Reminiscence
Reminiscence is the act of recollecting past experiences or events; when a person shares his personal stories with others or allows other people to live vicariously through stories of family, friends, and acquaintances while gaining an authentic meaningful relationship with a person. Grandparents are often ones who reminiscence their stories to their grandchildren, sharing their individual experience of what the past was like.
The study of reminiscence has a long history, which is shortly described in Eysenck and Frith (1977, chapter 1):
Reminiscence is a technical term, coined by Ballard in 1913, denoting improvement in the performance of a partially learned act that occurs while the subject is resting, that is, not performing the act in question. (Eysenck and Frith, 1977, page 3).

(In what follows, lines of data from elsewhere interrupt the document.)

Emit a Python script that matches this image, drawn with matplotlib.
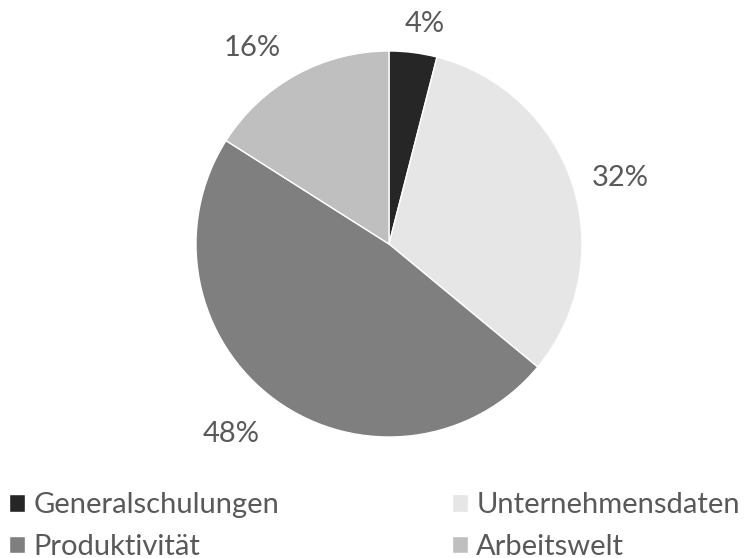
import numpy as np
import matplotlib.pyplot as plt
from matplotlib import font_manager

names = ['Generalschulungen', 'Unternehmensdaten', 'Produktivität', 'Arbeitswelt']
shares = [4, 32, 48, 16]
colors = ['#262626', '#e6e6e6', '#7f7f7f', '#bfbfbf']
# label placement: distance from centre (in radii) and small angle nudge (deg)
label_dist = [1.165, 1.248, 1.273, 1.248]
label_nudge = [-2.0, -1.6, -4.1, 5.9]

avail = {f.name for f in font_manager.fontManager.ttflist}
fam = [f for f in ['Liberation Sans Narrow', 'Lato', 'DejaVu Sans'] if f in avail]
plt.rcParams['font.family'] = fam
txt = '#595959'

fig = plt.figure(figsize=(7.46, 5.58), dpi=100)
ax = fig.add_axes([196/746, 1-437/558, 386/746, 386/558])
wedges, _ = ax.pie(shares, colors=colors, startangle=90, counterclock=False,
                   wedgeprops=dict(edgecolor='white', linewidth=1.0))
ax.set_xlim(-1, 1)
ax.set_ylim(-1, 1)
ax.set_aspect('equal')
ax.axis('off')

for w, v, d, n in zip(wedges, shares, label_dist, label_nudge):
    a = np.deg2rad((w.theta1 + w.theta2) / 2 + n)
    ax.text(d*np.cos(a), d*np.sin(a) - 0.01, f'{v}%', ha='center', va='center',
            fontsize=21, color=txt, clip_on=False)

order = [0, 2, 1, 3]
leg = fig.legend([wedges[i] for i in order], [names[i] for i in order],
                 ncol=2, loc='lower left', bbox_to_anchor=(0.0, -0.019),
                 frameon=False, fontsize=21, handlelength=0.55, handleheight=0.55,
                 handletextpad=0.3, columnspacing=5.9, labelspacing=0.54,
                 borderaxespad=0, borderpad=0.3)
for t in leg.get_texts():
    t.set_color(txt)

fig.savefig('out.png', dpi=100)
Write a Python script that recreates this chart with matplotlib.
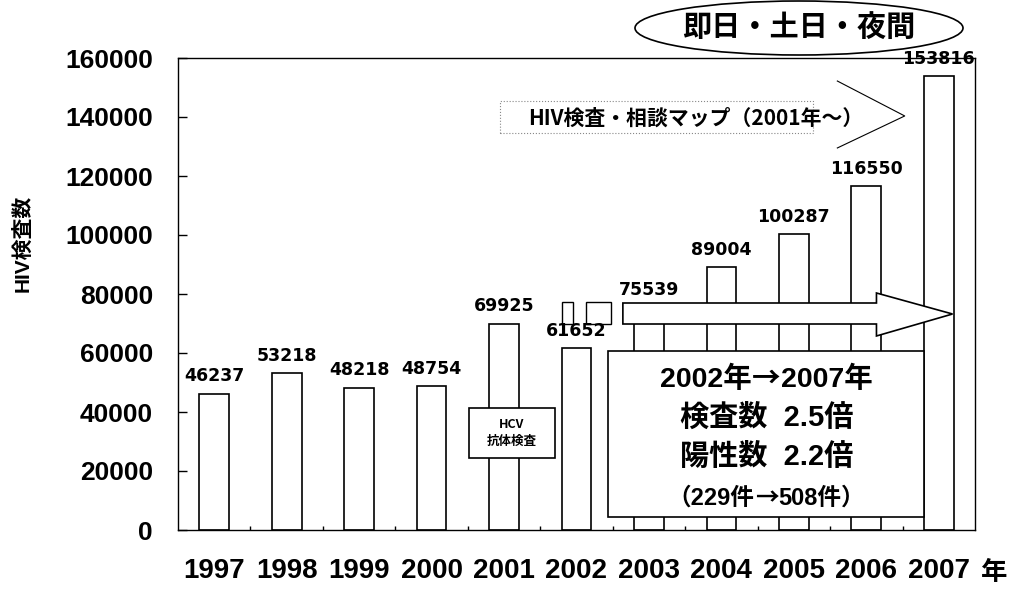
import matplotlib
matplotlib.use("Agg")
import matplotlib.pyplot as plt
from matplotlib import patches
from matplotlib.offsetbox import TextArea, HPacker, AnnotationBbox

years = ['1997', '1998', '1999', '2000', '2001', '2002', '2003', '2004', '2005', '2006', '2007']
tests = [46237, 53218, 48218, 48754, 69925, 61652, 75539, 89004, 100287, 116550, 153816]
yticks = [0, 20000, 40000, 60000, 80000, 100000, 120000, 140000, 160000]

jp = ['Noto Sans CJK JP', 'DejaVu Sans']
mix = ['Liberation Sans', 'Noto Sans CJK JP']

fig = plt.figure(figsize=(10.11, 5.94), dpi=100)
ax = fig.add_axes([178 / 1011, 1 - 530 / 594, 797 / 1011, 472 / 594])

x = list(range(len(years)))
ax.bar(x, tests, width=0.41, color='white', edgecolor='black', linewidth=1.2, zorder=2)
for i, v in zip(x, tests):
    ax.annotate(str(v), (i, v), xytext=(0, 12.5), textcoords='offset points',
                ha='center', va='center', fontsize=12.5, fontweight='bold', zorder=6)

ax.set_xlim(-0.5, 10.5)
ax.set_ylim(0, 160000)
ax.set_xticks(x)
ax.set_xticklabels(years)
ax.set_xticks([i + 0.5 for i in x[:-1]], minor=True)
ax.set_yticks(yticks)
ax.set_yticklabels([str(t) for t in yticks])
ax.tick_params(axis='x', which='major', length=0, pad=20)
ax.tick_params(axis='x', which='minor', direction='in', length=3, width=1)
ax.tick_params(axis='y', direction='in', length=6.5, width=1, pad=18)
for lab in ax.get_xticklabels():
    lab.set_fontweight('bold')
    lab.set_family('Liberation Sans')
    lab.set_fontsize(20)
for lab in ax.get_yticklabels():
    lab.set_fontweight('bold')
    lab.set_family('Liberation Sans')
    lab.set_fontsize(19)
for s in ax.spines.values():
    s.set_linewidth(1.0)

fig.text(22 / 1011, 1 - 243 / 594, 'HIV検査数', rotation=90, ha='center', va='center',
         fontsize=15, fontweight='bold', family=mix)
fig.text(994 / 1011, 1 - 572 / 594, '年', ha='center', va='center',
         fontsize=19, fontweight='bold', family=jp)

# top oval
fig.add_artist(patches.Ellipse((799 / 1011, 1 - 28 / 594), 328 / 1011, 54 / 594,
                               transform=fig.transFigure, fill=False, lw=1.2))
fig.text(799 / 1011, 1 - 27 / 594, '即日・土日・夜間', ha='center', va='center',
         fontsize=21, fontweight='bold', family=jp)

# map label and chevron
ax.add_patch(patches.Rectangle((3.94, 134600), 4.32, 10800, fill=False, ls=':',
                               lw=0.8, edgecolor='#888888', zorder=3))
ax.text(6.64, 139700, 'HIV検査・相談マップ（2001年～）', ha='center', va='center',
        fontsize=15, fontweight='bold', family=jp, zorder=6)
ax.plot([8.60, 9.53, 8.60], [152200, 140350, 129500], color='black', lw=0.8, zorder=3)

# big arrow
arrow = patches.Polygon([(5.64, 76950), (9.14, 76950), (9.14, 80340), (10.19, 73220),
                         (9.14, 65770), (9.14, 69830), (5.64, 69830)],
                        closed=True, facecolor='white', edgecolor='black', lw=1.2, zorder=3)
ax.add_patch(arrow)

# two small boxes near 2002
ax.add_patch(patches.Rectangle((4.80, 69830), 0.15, 7460, facecolor='white',
                               edgecolor='black', lw=1.0, zorder=3))
ax.add_patch(patches.Rectangle((5.13, 69830), 0.34, 7460, facecolor='white',
                               edgecolor='black', lw=1.0, zorder=3))

# HCV box
ax.add_patch(patches.Rectangle((3.51, 24400), 1.19, 16950, facecolor='white',
                               edgecolor='black', lw=1.2, zorder=4))
ax.text(4.105, 32900, 'HCV\n抗体検査', ha='center', va='center', fontsize=9,
        fontweight='bold', family=jp, linespacing=1.3, zorder=5)

# summary box
ax.add_patch(patches.Rectangle((5.44, 4400), 4.36, 56300, facecolor='white',
                               edgecolor='black', lw=1.2, zorder=4))
cx = 7.62


def packed(parts, size, y):
    areas = []
    for txt, fam in parts:
        areas.append(TextArea(txt, textprops=dict(fontsize=size, fontweight='bold', family=fam)))
    box = HPacker(children=areas, align='baseline', pad=0, sep=0)
    ab = AnnotationBbox(box, (cx, y), frameon=False, box_alignment=(0.5, 0.5), pad=0)
    ab.set_zorder(5)
    ax.add_artist(ab)


packed([('2002年', mix), ('→', jp), ('2007年', mix)], 20.5, (530 - 379) * 339)
ax.text(cx, (530 - 418) * 339, '検査数  2.5倍', ha='center', va='center',
        fontsize=21, fontweight='bold', family=mix, zorder=5)
ax.text(cx, (530 - 457) * 339, '陽性数  2.2倍', ha='center', va='center',
        fontsize=21, fontweight='bold', family=mix, zorder=5)
packed([('（229件', mix), ('→', jp), ('508件）', mix)], 17, (530 - 498) * 339)

fig.savefig('out.png', dpi=100)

The reality of reminiscence was first experimentally demonstrated by Oehrn (1896). In experiments on reminiscence the same task is always administered twice or more. One is mainly interested in the effect of the rest periods between the tasks. Learning might not be apparent within a task but it may be across tasks.
References
- Eysenck, H.J. and Frith, C.D. (1977). Reminiscence, motivation and personality. London Plenum Press.
- Oehrn, A. (1896). Experimentelle Studiëen zur Individualpsychologie [Experimental research on the study of individual differences]. Psychologische Arbeiten, 1, 92–151.